▶ [Information shown]:

────────────────────

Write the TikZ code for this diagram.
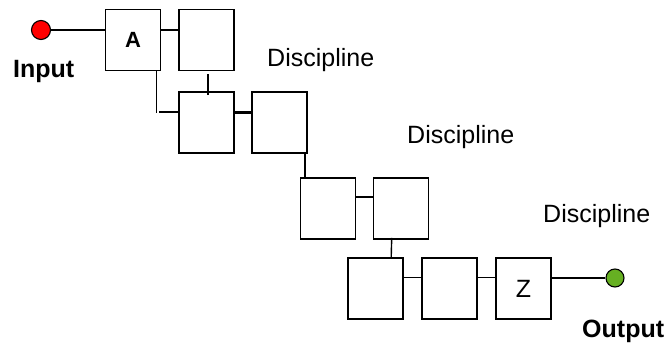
\documentclass[tikz,border=0pt]{standalone}
\usepackage{fontspec}
\setmainfont{Liberation Sans}
\usetikzlibrary{calc}
\definecolor{inred}{RGB}{255,0,0}
\definecolor{outgreen}{RGB}{102,176,34}
\begin{document}
\begin{tikzpicture}[x=1pt,y=1pt,
  blockbox/.style={draw=black,line width=1.6pt,minimum width=55pt,minimum height=61pt,
    inner sep=0pt,fill=white,font=\fontsize{25}{25}\selectfont},
  port/.style={circle,draw=black,line width=1.1pt,minimum size=19pt,inner sep=0pt},
  link/.style={line width=1.4pt},
  thicklink/.style={line width=2.8pt},
  lbl/.style={inner sep=0pt,anchor=base west,font=\fontsize{25}{25}\selectfont}]
\useasboundingbox (0,0) rectangle (672,343);

% terminals
\node[port,fill=inred] (in) at (41,313) {};
\node[port,fill=outgreen,minimum size=18pt] (out) at (615,65) {};

% blocks, row by row
\node[blockbox] (b1) at (133,303) {\fontsize{22}{22}\selectfont\bfseries A};
\node[blockbox] (b2) at (206.5,303) {};
\node[blockbox] (b3) at (206.5,220.5) {};
\node[blockbox] (b4) at (279.5,220.5) {};
\node[blockbox] (b5) at (328,134.5) {};
\node[blockbox] (b6) at (401,134.5) {};
\node[blockbox] (b7) at (375.5,54.5) {};
\node[blockbox] (b8) at (449.5,54.5) {};
\node[blockbox] (b9) at (523.5,54.5) {Z};

% connectors
\draw[link] (in.east) -- (in -| b1.west);
\draw[link] (b1.east |- in) -- (b2.west |- in);
\draw[link] ($(b1.south east)+(-5,0)$) -- ++(0,-42);
\draw[link] ($(b3.north west)+(0,-21)$) -- ++(-19,0);
\draw[link] ($(b2.south)+(1.5,-3)$) -- ($(b3.north)+(1.5,-4)$);
\draw[thicklink] ($(b3.north east)+(0,-21)$) -- ($(b4.north west)+(0,-21)$);
\draw[link] ($(b4.south east)+(-3,0)$) -- ++(0,-25);
\draw[link] ($(b5.north east)+(0,-20)$) -- ($(b6.north west)+(0,-20)$);
\draw[link] ($(b6.south west)+(19,2)$) -- ($(b7.north west)+(44,0)$);
\draw[link] ($(b7.north east)+(0,-20)$) -- ($(b8.north west)+(0,-20)$);
\draw[link] ($(b8.north east)+(0,-20)$) -- ($(b9.north west)+(0,-20)$);
\draw[link] (b9.east |- out) -- (out.west);

% labels
\node[lbl,font=\fontsize{25}{25}\selectfont\bfseries] (tin) at (13,265) {Input};
\node[lbl,font=\fontsize{25}{25}\selectfont\bfseries] (tout) at (582,6) {Output};
\node[lbl] (d1) at (267,276) {Discipline};
\node[lbl] (d2) at (407,199) {Discipline};
\node[lbl] (d3) at (543,121) {Discipline};
\end{tikzpicture}
\end{document}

────────────────────

▶ [Requirement]: Reproduce every line precisely as given, omitting all pictures.

▶ [Correct response]:
Write the TikZ code for this diagram.
\documentclass[tikz,border=0pt]{standalone}
\usepackage{fontspec}
\setmainfont{Liberation Sans}
\usetikzlibrary{calc}
\definecolor{inred}{RGB}{255,0,0}
\definecolor{outgreen}{RGB}{102,176,34}
\begin{document}
\begin{tikzpicture}[x=1pt,y=1pt,
  blockbox/.style={draw=black,line width=1.6pt,minimum width=55pt,minimum height=61pt,
    inner sep=0pt,fill=white,font=\fontsize{25}{25}\selectfont},
  port/.style={circle,draw=black,line width=1.1pt,minimum size=19pt,inner sep=0pt},
  link/.style={line width=1.4pt},
  thicklink/.style={line width=2.8pt},
  lbl/.style={inner sep=0pt,anchor=base west,font=\fontsize{25}{25}\selectfont}]
\useasboundingbox (0,0) rectangle (672,343);

% terminals
\node[port,fill=inred] (in) at (41,313) {};
\node[port,fill=outgreen,minimum size=18pt] (out) at (615,65) {};

% blocks, row by row
\node[blockbox] (b1) at (133,303) {\fontsize{22}{22}\selectfont\bfseries A};
\node[blockbox] (b2) at (206.5,303) {};
\node[blockbox] (b3) at (206.5,220.5) {};
\node[blockbox] (b4) at (279.5,220.5) {};
\node[blockbox] (b5) at (328,134.5) {};
\node[blockbox] (b6) at (401,134.5) {};
\node[blockbox] (b7) at (375.5,54.5) {};
\node[blockbox] (b8) at (449.5,54.5) {};
\node[blockbox] (b9) at (523.5,54.5) {Z};

% connectors
\draw[link] (in.east) -- (in -| b1.west);
\draw[link] (b1.east |- in) -- (b2.west |- in);
\draw[link] ($(b1.south east)+(-5,0)$) -- ++(0,-42);
\draw[link] ($(b3.north west)+(0,-21)$) -- ++(-19,0);
\draw[link] ($(b2.south)+(1.5,-3)$) -- ($(b3.north)+(1.5,-4)$);
\draw[thicklink] ($(b3.north east)+(0,-21)$) -- ($(b4.north west)+(0,-21)$);
\draw[link] ($(b4.south east)+(-3,0)$) -- ++(0,-25);
\draw[link] ($(b5.north east)+(0,-20)$) -- ($(b6.north west)+(0,-20)$);
\draw[link] ($(b6.south west)+(19,2)$) -- ($(b7.north west)+(44,0)$);
\draw[link] ($(b7.north east)+(0,-20)$) -- ($(b8.north west)+(0,-20)$);
\draw[link] ($(b8.north east)+(0,-20)$) -- ($(b9.north west)+(0,-20)$);
\draw[link] (b9.east |- out) -- (out.west);

% labels
\node[lbl,font=\fontsize{25}{25}\selectfont\bfseries] (tin) at (13,265) {Input};
\node[lbl,font=\fontsize{25}{25}\selectfont\bfseries] (tout) at (582,6) {Output};
\node[lbl] (d1) at (267,276) {Discipline};
\node[lbl] (d2) at (407,199) {Discipline};
\node[lbl] (d3) at (543,121) {Discipline};
\end{tikzpicture}
\end{document}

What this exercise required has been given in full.